Stored data

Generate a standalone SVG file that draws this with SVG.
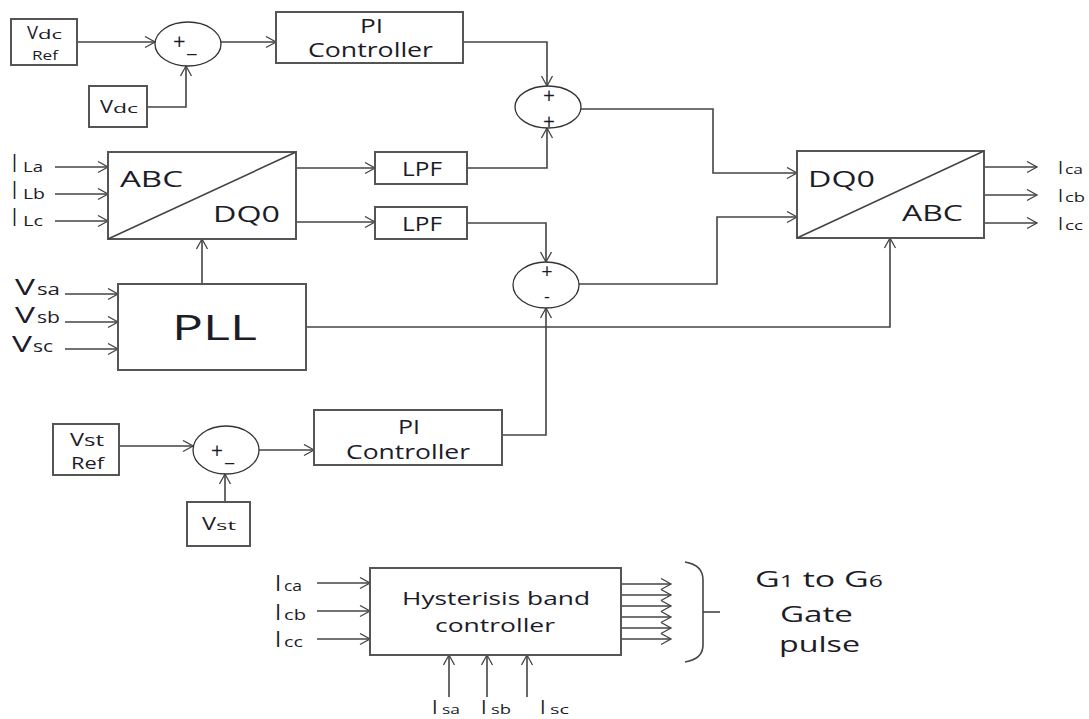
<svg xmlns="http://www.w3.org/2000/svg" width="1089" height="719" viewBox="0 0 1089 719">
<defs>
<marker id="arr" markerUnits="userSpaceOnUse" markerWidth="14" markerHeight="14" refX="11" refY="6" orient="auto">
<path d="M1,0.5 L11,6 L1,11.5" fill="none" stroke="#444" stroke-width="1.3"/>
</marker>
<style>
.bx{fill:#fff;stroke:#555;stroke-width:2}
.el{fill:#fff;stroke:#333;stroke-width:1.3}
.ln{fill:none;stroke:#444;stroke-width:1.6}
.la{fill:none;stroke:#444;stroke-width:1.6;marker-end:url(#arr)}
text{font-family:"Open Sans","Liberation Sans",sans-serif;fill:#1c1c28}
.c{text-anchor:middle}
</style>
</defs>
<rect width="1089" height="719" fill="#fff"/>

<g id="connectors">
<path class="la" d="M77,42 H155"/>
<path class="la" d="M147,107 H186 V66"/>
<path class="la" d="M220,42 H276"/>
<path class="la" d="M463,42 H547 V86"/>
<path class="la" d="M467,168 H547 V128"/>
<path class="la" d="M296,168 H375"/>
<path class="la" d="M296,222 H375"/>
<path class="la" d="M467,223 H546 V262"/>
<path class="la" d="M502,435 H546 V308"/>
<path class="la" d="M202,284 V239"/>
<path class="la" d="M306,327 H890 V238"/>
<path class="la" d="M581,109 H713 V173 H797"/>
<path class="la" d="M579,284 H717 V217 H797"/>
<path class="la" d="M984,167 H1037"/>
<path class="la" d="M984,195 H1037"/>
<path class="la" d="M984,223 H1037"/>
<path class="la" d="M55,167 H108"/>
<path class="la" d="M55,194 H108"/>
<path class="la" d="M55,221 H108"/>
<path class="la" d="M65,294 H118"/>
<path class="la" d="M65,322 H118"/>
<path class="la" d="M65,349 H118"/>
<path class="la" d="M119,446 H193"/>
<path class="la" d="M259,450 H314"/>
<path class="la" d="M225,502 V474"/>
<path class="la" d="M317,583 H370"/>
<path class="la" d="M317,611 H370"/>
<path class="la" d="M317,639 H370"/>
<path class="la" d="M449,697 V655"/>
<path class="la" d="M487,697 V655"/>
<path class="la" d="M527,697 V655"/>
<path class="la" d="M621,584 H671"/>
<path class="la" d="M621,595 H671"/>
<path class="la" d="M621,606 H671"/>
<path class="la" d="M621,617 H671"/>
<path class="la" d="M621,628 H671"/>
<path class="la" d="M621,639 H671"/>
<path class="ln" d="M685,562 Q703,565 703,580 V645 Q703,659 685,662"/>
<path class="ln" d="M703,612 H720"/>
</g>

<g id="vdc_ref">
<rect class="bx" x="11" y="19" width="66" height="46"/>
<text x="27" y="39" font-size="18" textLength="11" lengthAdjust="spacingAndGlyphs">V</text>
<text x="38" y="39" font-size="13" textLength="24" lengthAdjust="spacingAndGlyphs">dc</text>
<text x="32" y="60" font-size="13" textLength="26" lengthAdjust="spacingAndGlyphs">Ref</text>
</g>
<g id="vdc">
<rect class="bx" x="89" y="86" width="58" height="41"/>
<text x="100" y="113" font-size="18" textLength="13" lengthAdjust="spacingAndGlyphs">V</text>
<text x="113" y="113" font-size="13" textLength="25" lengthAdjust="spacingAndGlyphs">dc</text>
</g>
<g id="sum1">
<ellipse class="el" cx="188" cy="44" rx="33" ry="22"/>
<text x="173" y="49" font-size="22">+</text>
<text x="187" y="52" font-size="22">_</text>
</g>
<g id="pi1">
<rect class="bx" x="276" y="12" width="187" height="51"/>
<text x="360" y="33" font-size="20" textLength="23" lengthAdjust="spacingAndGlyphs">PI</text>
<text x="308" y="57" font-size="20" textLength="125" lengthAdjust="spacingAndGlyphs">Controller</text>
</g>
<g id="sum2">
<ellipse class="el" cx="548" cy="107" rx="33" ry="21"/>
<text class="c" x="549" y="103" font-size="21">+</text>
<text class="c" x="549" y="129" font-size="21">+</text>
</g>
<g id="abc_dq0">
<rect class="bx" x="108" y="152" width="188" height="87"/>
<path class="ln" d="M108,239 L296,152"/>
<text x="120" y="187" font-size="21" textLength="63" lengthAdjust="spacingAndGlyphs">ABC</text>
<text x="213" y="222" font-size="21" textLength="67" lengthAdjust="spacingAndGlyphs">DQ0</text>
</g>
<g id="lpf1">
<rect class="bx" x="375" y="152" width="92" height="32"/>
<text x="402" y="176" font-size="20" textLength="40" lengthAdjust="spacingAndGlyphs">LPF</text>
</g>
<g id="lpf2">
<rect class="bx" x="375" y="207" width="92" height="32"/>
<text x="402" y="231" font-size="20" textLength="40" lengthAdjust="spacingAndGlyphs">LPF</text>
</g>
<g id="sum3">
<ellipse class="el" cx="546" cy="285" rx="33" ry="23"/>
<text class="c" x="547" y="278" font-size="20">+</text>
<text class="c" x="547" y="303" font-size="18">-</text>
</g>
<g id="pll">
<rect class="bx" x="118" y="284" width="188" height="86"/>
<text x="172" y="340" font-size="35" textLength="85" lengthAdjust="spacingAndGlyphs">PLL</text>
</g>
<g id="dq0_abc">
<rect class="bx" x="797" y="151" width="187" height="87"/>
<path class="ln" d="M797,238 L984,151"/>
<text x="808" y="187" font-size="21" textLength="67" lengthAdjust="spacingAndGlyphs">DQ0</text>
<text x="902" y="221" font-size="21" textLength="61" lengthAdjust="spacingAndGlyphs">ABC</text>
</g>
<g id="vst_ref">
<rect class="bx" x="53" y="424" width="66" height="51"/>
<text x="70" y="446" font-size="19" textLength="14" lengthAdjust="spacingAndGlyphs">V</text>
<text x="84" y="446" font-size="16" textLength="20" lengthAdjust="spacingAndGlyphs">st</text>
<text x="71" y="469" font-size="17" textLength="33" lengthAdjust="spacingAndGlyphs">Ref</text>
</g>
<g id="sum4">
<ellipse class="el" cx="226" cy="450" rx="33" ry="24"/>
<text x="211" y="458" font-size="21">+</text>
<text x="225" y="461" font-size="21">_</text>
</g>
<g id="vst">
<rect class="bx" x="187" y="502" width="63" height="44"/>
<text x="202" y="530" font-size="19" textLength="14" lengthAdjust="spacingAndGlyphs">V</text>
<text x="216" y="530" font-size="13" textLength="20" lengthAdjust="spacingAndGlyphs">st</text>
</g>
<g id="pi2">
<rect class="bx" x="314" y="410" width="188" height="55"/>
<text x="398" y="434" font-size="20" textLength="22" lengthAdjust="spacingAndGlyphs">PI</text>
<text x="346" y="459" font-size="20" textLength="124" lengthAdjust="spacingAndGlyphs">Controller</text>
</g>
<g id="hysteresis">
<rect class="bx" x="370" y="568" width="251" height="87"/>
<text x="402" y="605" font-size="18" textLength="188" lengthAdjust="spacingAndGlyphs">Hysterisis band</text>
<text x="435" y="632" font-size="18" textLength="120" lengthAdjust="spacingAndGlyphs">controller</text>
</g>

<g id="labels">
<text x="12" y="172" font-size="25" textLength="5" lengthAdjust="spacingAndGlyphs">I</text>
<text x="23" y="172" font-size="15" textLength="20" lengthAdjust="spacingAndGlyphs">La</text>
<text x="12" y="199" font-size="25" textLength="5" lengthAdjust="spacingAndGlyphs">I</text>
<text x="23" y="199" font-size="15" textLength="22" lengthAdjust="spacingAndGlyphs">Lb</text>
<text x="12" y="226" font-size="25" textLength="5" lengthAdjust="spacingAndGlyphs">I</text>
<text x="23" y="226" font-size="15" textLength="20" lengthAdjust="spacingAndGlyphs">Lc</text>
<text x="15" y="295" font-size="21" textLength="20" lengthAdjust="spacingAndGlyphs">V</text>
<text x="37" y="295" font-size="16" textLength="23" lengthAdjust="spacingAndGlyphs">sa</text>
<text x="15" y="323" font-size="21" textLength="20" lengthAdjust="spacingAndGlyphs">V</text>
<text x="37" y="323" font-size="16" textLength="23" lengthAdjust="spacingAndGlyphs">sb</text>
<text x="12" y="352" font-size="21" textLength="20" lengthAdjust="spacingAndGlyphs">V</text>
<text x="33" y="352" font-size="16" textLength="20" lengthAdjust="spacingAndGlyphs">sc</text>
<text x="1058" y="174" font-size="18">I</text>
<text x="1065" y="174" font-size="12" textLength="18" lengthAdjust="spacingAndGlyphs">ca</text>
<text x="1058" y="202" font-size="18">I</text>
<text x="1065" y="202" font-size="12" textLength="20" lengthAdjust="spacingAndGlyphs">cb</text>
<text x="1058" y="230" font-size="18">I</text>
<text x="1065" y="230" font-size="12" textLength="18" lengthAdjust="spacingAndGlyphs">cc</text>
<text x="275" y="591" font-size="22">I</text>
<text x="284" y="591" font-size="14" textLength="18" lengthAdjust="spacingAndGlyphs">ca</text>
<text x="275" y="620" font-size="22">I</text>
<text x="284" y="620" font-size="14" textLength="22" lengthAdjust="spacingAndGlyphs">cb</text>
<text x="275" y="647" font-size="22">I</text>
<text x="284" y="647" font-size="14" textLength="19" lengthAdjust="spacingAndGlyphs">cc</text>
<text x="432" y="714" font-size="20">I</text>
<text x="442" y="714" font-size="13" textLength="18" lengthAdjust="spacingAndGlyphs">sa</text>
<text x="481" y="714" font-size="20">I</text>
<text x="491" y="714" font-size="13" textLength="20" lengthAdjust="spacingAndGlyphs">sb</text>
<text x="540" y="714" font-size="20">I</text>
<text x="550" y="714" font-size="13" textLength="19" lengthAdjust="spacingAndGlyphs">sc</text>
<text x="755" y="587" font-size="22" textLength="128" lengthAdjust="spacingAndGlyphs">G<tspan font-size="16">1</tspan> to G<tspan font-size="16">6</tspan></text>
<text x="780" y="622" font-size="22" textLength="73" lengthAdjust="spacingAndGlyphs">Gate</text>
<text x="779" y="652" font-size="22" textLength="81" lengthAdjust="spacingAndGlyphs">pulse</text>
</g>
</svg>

--

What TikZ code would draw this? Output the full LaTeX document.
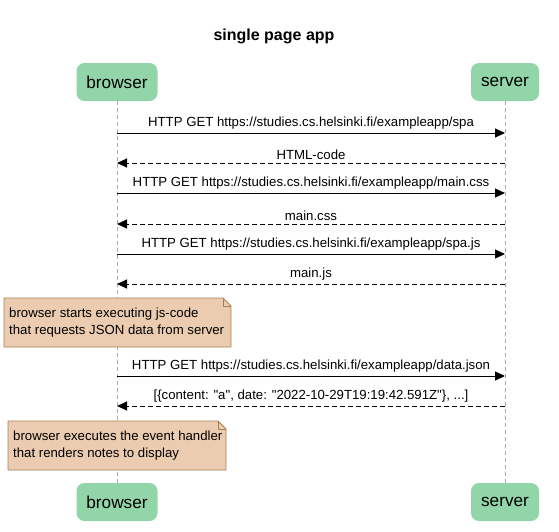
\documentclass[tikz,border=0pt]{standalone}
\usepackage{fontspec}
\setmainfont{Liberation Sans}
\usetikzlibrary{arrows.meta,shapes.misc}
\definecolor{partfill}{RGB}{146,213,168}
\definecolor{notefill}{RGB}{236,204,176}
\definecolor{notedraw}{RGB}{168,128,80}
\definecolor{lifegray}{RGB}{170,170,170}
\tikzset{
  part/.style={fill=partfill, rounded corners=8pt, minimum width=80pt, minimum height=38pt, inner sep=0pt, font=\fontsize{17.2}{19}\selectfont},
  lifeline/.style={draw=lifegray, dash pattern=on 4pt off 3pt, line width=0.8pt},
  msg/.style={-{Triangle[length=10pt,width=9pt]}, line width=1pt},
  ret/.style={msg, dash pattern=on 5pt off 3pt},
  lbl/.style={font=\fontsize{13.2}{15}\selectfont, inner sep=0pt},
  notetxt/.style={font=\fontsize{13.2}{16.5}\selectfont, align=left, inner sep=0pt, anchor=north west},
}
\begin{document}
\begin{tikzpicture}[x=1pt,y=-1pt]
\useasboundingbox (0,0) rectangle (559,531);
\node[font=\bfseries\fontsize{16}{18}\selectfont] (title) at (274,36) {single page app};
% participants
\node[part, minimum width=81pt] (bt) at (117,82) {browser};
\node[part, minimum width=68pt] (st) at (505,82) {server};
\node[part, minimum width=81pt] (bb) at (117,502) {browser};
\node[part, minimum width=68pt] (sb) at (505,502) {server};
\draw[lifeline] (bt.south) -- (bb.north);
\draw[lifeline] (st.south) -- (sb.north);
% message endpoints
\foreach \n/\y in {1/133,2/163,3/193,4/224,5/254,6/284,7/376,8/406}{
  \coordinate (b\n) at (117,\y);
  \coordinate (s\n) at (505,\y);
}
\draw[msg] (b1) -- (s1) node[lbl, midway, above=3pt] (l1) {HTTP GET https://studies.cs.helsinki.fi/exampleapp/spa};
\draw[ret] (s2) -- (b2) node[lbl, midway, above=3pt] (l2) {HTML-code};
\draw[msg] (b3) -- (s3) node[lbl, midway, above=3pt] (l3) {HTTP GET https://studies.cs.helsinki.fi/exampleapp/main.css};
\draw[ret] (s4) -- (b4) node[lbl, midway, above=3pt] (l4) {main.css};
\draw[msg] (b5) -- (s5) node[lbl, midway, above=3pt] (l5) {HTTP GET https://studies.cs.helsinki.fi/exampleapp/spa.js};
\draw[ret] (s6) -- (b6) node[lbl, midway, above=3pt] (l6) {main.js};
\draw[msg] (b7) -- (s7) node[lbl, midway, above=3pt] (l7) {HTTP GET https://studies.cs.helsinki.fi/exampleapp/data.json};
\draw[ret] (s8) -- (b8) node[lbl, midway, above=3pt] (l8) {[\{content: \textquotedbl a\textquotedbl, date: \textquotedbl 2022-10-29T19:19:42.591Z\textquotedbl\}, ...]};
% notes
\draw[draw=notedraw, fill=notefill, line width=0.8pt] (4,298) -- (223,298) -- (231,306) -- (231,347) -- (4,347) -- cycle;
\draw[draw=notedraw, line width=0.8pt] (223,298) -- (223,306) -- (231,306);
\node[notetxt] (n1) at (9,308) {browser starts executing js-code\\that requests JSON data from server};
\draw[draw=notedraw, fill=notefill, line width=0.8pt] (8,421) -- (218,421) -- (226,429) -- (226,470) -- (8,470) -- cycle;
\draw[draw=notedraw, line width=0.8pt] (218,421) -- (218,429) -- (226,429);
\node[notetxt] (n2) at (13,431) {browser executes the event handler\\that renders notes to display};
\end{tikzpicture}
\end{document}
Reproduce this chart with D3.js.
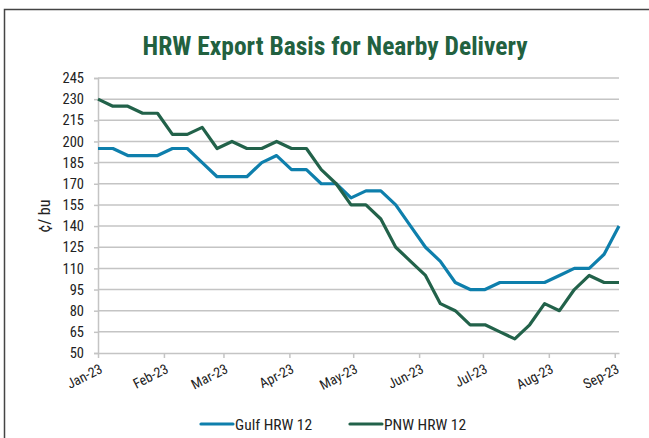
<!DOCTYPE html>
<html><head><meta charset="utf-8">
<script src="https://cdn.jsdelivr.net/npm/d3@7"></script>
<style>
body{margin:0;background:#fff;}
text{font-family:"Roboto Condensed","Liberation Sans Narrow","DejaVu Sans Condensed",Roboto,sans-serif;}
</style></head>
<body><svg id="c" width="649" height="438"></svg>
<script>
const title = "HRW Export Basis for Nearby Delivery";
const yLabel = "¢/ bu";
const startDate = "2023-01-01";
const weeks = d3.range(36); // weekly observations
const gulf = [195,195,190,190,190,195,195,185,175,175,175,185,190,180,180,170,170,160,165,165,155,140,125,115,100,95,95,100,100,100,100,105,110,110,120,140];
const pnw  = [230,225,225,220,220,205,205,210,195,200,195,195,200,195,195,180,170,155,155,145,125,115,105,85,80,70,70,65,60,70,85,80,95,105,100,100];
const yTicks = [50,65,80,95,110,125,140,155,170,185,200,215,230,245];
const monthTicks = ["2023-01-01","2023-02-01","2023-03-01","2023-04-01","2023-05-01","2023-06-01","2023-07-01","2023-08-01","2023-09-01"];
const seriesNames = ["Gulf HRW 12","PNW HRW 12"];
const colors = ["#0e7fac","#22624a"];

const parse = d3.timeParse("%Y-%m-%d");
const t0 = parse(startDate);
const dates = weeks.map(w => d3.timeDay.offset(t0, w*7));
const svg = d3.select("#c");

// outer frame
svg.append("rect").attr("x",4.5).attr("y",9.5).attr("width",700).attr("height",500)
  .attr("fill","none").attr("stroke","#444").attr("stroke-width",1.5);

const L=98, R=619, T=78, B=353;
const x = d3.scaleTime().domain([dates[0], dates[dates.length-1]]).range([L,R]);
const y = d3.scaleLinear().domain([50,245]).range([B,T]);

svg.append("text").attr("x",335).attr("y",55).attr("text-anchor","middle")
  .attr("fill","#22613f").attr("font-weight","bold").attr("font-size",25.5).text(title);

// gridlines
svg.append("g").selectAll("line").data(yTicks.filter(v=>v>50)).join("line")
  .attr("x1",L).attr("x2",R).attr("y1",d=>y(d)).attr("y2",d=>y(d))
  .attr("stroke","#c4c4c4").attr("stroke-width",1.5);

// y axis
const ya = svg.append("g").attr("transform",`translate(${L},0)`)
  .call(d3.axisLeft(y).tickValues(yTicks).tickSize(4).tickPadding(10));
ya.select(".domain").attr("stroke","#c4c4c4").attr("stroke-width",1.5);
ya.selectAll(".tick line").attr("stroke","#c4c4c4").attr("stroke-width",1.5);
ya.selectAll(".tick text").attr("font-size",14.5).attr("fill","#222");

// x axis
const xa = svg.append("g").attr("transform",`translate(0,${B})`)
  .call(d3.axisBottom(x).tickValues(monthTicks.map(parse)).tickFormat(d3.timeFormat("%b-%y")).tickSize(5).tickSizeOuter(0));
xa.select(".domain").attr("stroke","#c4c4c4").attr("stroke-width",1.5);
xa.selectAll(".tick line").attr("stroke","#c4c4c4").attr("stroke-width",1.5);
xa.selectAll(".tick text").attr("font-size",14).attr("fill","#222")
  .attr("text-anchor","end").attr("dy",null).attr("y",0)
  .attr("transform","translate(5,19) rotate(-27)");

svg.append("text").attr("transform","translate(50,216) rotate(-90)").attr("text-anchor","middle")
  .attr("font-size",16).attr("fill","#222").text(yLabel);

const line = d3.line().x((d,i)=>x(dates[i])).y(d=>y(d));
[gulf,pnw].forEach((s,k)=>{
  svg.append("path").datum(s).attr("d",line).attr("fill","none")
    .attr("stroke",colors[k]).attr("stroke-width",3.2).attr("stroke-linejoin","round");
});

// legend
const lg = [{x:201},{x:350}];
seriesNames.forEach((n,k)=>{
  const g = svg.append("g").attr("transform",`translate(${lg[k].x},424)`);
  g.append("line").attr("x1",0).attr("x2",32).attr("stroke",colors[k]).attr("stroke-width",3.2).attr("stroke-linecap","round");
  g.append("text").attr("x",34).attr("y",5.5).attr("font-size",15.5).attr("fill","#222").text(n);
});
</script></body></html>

» Problem requirements
Count every line of the records that holds the string "with". Write only the total.

» Response to the task
2